**STATED TASK**
Your task is to repeat the entries exactly. Leave the pictures out.

────

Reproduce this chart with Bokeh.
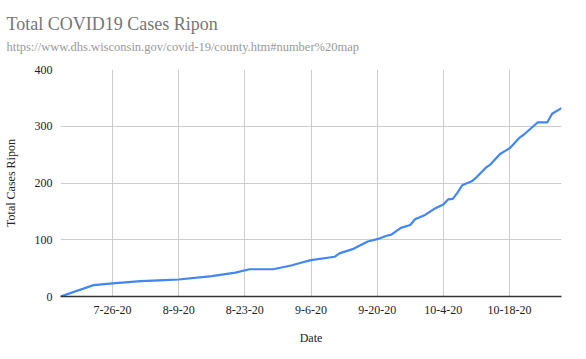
import pandas as pd
from bokeh.plotting import figure
from bokeh.models import Title, FixedTicker, Range1d
from bokeh.embed import file_html
from bokeh.resources import INLINE

dates = ["2020-07-15", "2020-07-22", "2020-07-26", "2020-08-01", "2020-08-06",
         "2020-08-09", "2020-08-16", "2020-08-21", "2020-08-24", "2020-08-29",
         "2020-09-02", "2020-09-05", "2020-09-06", "2020-09-11", "2020-09-12",
         "2020-09-15", "2020-09-18", "2020-09-20", "2020-09-22", "2020-09-23",
         "2020-09-25", "2020-09-27", "2020-09-28", "2020-09-30", "2020-10-02",
         "2020-10-04", "2020-10-05", "2020-10-06", "2020-10-07", "2020-10-08",
         "2020-10-10", "2020-10-11", "2020-10-13", "2020-10-14", "2020-10-16",
         "2020-10-18", "2020-10-20", "2020-10-21", "2020-10-24", "2020-10-26",
         "2020-10-27", "2020-10-29"]
cases = [0, 20, 23, 27, 29,
         30, 36, 42, 48, 48,
         55, 62, 64, 70, 76,
         84, 97, 101, 107, 109,
         121, 126, 136, 143, 154,
         162, 171, 172, 183, 196,
         203, 210, 227, 233, 251,
         261, 279, 285, 307, 307,
         322, 332]

tick_dates = ["2020-07-26", "2020-08-09", "2020-08-23", "2020-09-06",
              "2020-09-20", "2020-10-04", "2020-10-18"]
tick_labels = ["7-26-20", "8-9-20", "8-23-20", "9-6-20", "9-20-20", "10-4-20", "10-18-20"]
y_ticks = [0, 100, 200, 300, 400]

title_text = "Total COVID19 Cases Ripon"
subtitle_text = "https://www.dhs.wisconsin.gov/covid-19/county.htm#number%20map"
x_label = "Date"
y_label = "Total Cases Ripon"

x = pd.to_datetime(dates)
tick_ms = [float(pd.Timestamp(d).value // 10**6) for d in tick_dates]

FONT = "Liberation Serif"

p = figure(width=570, height=351, x_axis_type="datetime",
           output_backend="svg", toolbar_location=None, title=None,
           x_range=Range1d(x[0], x[-1]), y_range=Range1d(0, 400),
           min_border_left=53, min_border_right=9, min_border_bottom=55,
           min_border_top=10)
p.outline_line_color = None

p.line(x, cases, line_color="#4285F4", line_width=2.2)

gap = Title(text=" ", align="left", text_font=FONT, text_font_size="4px",
            text_color="#ffffff", standoff=16)
sub = Title(text=subtitle_text, align="left", text_font=FONT, text_font_size="12.5px",
            text_color="#999999", text_font_style="normal", offset=-54, standoff=-14)
main = Title(text=title_text, align="left", text_font=FONT, text_font_size="18px",
             text_color="#757575", text_font_style="normal", offset=-54, standoff=22)
p.add_layout(gap, "above")
p.add_layout(sub, "above")
p.add_layout(main, "above")

p.xaxis.ticker = FixedTicker(ticks=tick_ms)
p.xaxis.major_label_overrides = {t: l for t, l in zip(tick_ms, tick_labels)}
p.xgrid.ticker = FixedTicker(ticks=tick_ms)
p.yaxis.ticker = FixedTicker(ticks=y_ticks)
p.ygrid.ticker = FixedTicker(ticks=y_ticks)

for g in (p.xgrid, p.ygrid):
    g.grid_line_color = "#cccccc"
    g.grid_line_width = 1

for ax in (p.xaxis, p.yaxis):
    ax.major_tick_line_color = None
    ax.minor_tick_line_color = None
    ax.major_tick_out = 0
    ax.major_tick_in = 0
    ax.minor_tick_out = 0
    ax.minor_tick_in = 0
    ax.major_label_text_font = FONT
    ax.major_label_text_font_size = "12px"
    ax.major_label_text_color = "#222222"
    ax.axis_label_text_font = FONT
    ax.axis_label_text_font_size = "12px"
    ax.axis_label_text_color = "#222222"
    ax.axis_label_text_font_style = "normal"

p.xaxis.axis_line_color = "#333333"
p.xaxis.axis_line_width = 1.5
p.yaxis.axis_line_color = None
p.xaxis.axis_label = x_label
p.yaxis.axis_label = y_label
p.xaxis.major_label_standoff = 9
p.xaxis.axis_label_standoff = 14
p.yaxis.major_label_standoff = 8
p.yaxis.axis_label_standoff = 14

open("out.html", "w").write(file_html(p, INLINE))
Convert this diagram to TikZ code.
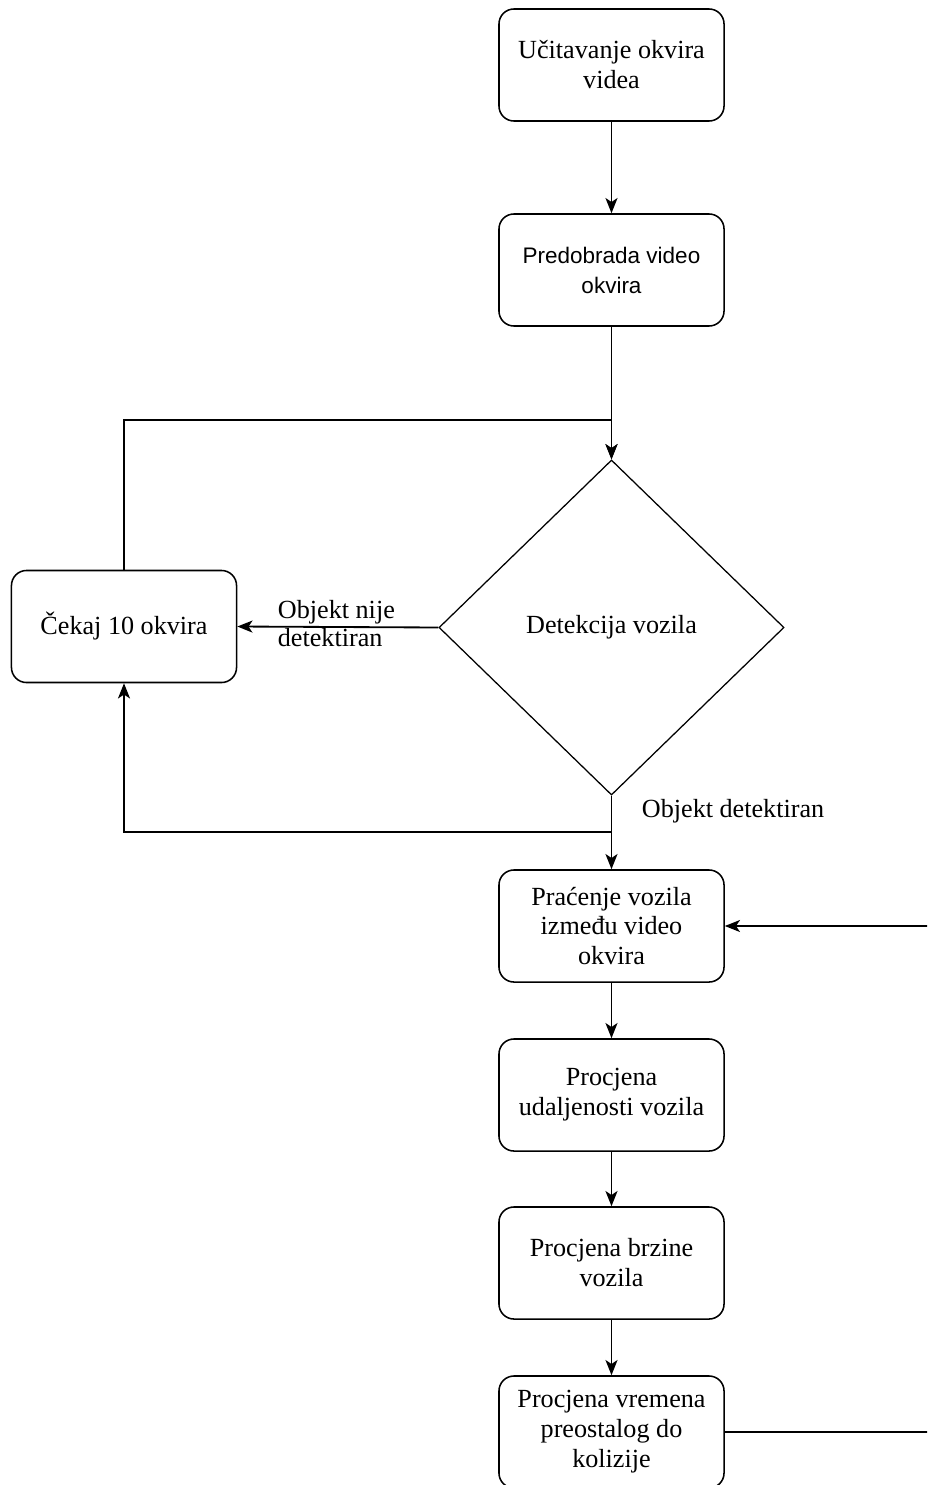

────

**THE COMPLETED TASK**
Reproduce this chart with Bokeh.
import pandas as pd
from bokeh.plotting import figure
from bokeh.models import Title, FixedTicker, Range1d
from bokeh.embed import file_html
from bokeh.resources import INLINE

dates = ["2020-07-15", "2020-07-22", "2020-07-26", "2020-08-01", "2020-08-06",
         "2020-08-09", "2020-08-16", "2020-08-21", "2020-08-24", "2020-08-29",
         "2020-09-02", "2020-09-05", "2020-09-06", "2020-09-11", "2020-09-12",
         "2020-09-15", "2020-09-18", "2020-09-20", "2020-09-22", "2020-09-23",
         "2020-09-25", "2020-09-27", "2020-09-28", "2020-09-30", "2020-10-02",
         "2020-10-04", "2020-10-05", "2020-10-06", "2020-10-07", "2020-10-08",
         "2020-10-10", "2020-10-11", "2020-10-13", "2020-10-14", "2020-10-16",
         "2020-10-18", "2020-10-20", "2020-10-21", "2020-10-24", "2020-10-26",
         "2020-10-27", "2020-10-29"]
cases = [0, 20, 23, 27, 29,
         30, 36, 42, 48, 48,
         55, 62, 64, 70, 76,
         84, 97, 101, 107, 109,
         121, 126, 136, 143, 154,
         162, 171, 172, 183, 196,
         203, 210, 227, 233, 251,
         261, 279, 285, 307, 307,
         322, 332]

tick_dates = ["2020-07-26", "2020-08-09", "2020-08-23", "2020-09-06",
              "2020-09-20", "2020-10-04", "2020-10-18"]
tick_labels = ["7-26-20", "8-9-20", "8-23-20", "9-6-20", "9-20-20", "10-4-20", "10-18-20"]
y_ticks = [0, 100, 200, 300, 400]

title_text = "Total COVID19 Cases Ripon"
subtitle_text = "https://www.dhs.wisconsin.gov/covid-19/county.htm#number%20map"
x_label = "Date"
y_label = "Total Cases Ripon"

x = pd.to_datetime(dates)
tick_ms = [float(pd.Timestamp(d).value // 10**6) for d in tick_dates]

FONT = "Liberation Serif"

p = figure(width=570, height=351, x_axis_type="datetime",
           output_backend="svg", toolbar_location=None, title=None,
           x_range=Range1d(x[0], x[-1]), y_range=Range1d(0, 400),
           min_border_left=53, min_border_right=9, min_border_bottom=55,
           min_border_top=10)
p.outline_line_color = None

p.line(x, cases, line_color="#4285F4", line_width=2.2)

gap = Title(text=" ", align="left", text_font=FONT, text_font_size="4px",
            text_color="#ffffff", standoff=16)
sub = Title(text=subtitle_text, align="left", text_font=FONT, text_font_size="12.5px",
            text_color="#999999", text_font_style="normal", offset=-54, standoff=-14)
main = Title(text=title_text, align="left", text_font=FONT, text_font_size="18px",
             text_color="#757575", text_font_style="normal", offset=-54, standoff=22)
p.add_layout(gap, "above")
p.add_layout(sub, "above")
p.add_layout(main, "above")

p.xaxis.ticker = FixedTicker(ticks=tick_ms)
p.xaxis.major_label_overrides = {t: l for t, l in zip(tick_ms, tick_labels)}
p.xgrid.ticker = FixedTicker(ticks=tick_ms)
p.yaxis.ticker = FixedTicker(ticks=y_ticks)
p.ygrid.ticker = FixedTicker(ticks=y_ticks)

for g in (p.xgrid, p.ygrid):
    g.grid_line_color = "#cccccc"
    g.grid_line_width = 1

for ax in (p.xaxis, p.yaxis):
    ax.major_tick_line_color = None
    ax.minor_tick_line_color = None
    ax.major_tick_out = 0
    ax.major_tick_in = 0
    ax.minor_tick_out = 0
    ax.minor_tick_in = 0
    ax.major_label_text_font = FONT
    ax.major_label_text_font_size = "12px"
    ax.major_label_text_color = "#222222"
    ax.axis_label_text_font = FONT
    ax.axis_label_text_font_size = "12px"
    ax.axis_label_text_color = "#222222"
    ax.axis_label_text_font_style = "normal"

p.xaxis.axis_line_color = "#333333"
p.xaxis.axis_line_width = 1.5
p.yaxis.axis_line_color = None
p.xaxis.axis_label = x_label
p.yaxis.axis_label = y_label
p.xaxis.major_label_standoff = 9
p.xaxis.axis_label_standoff = 14
p.yaxis.major_label_standoff = 8
p.yaxis.axis_label_standoff = 14

open("out.html", "w").write(file_html(p, INLINE))
Convert this diagram to TikZ code.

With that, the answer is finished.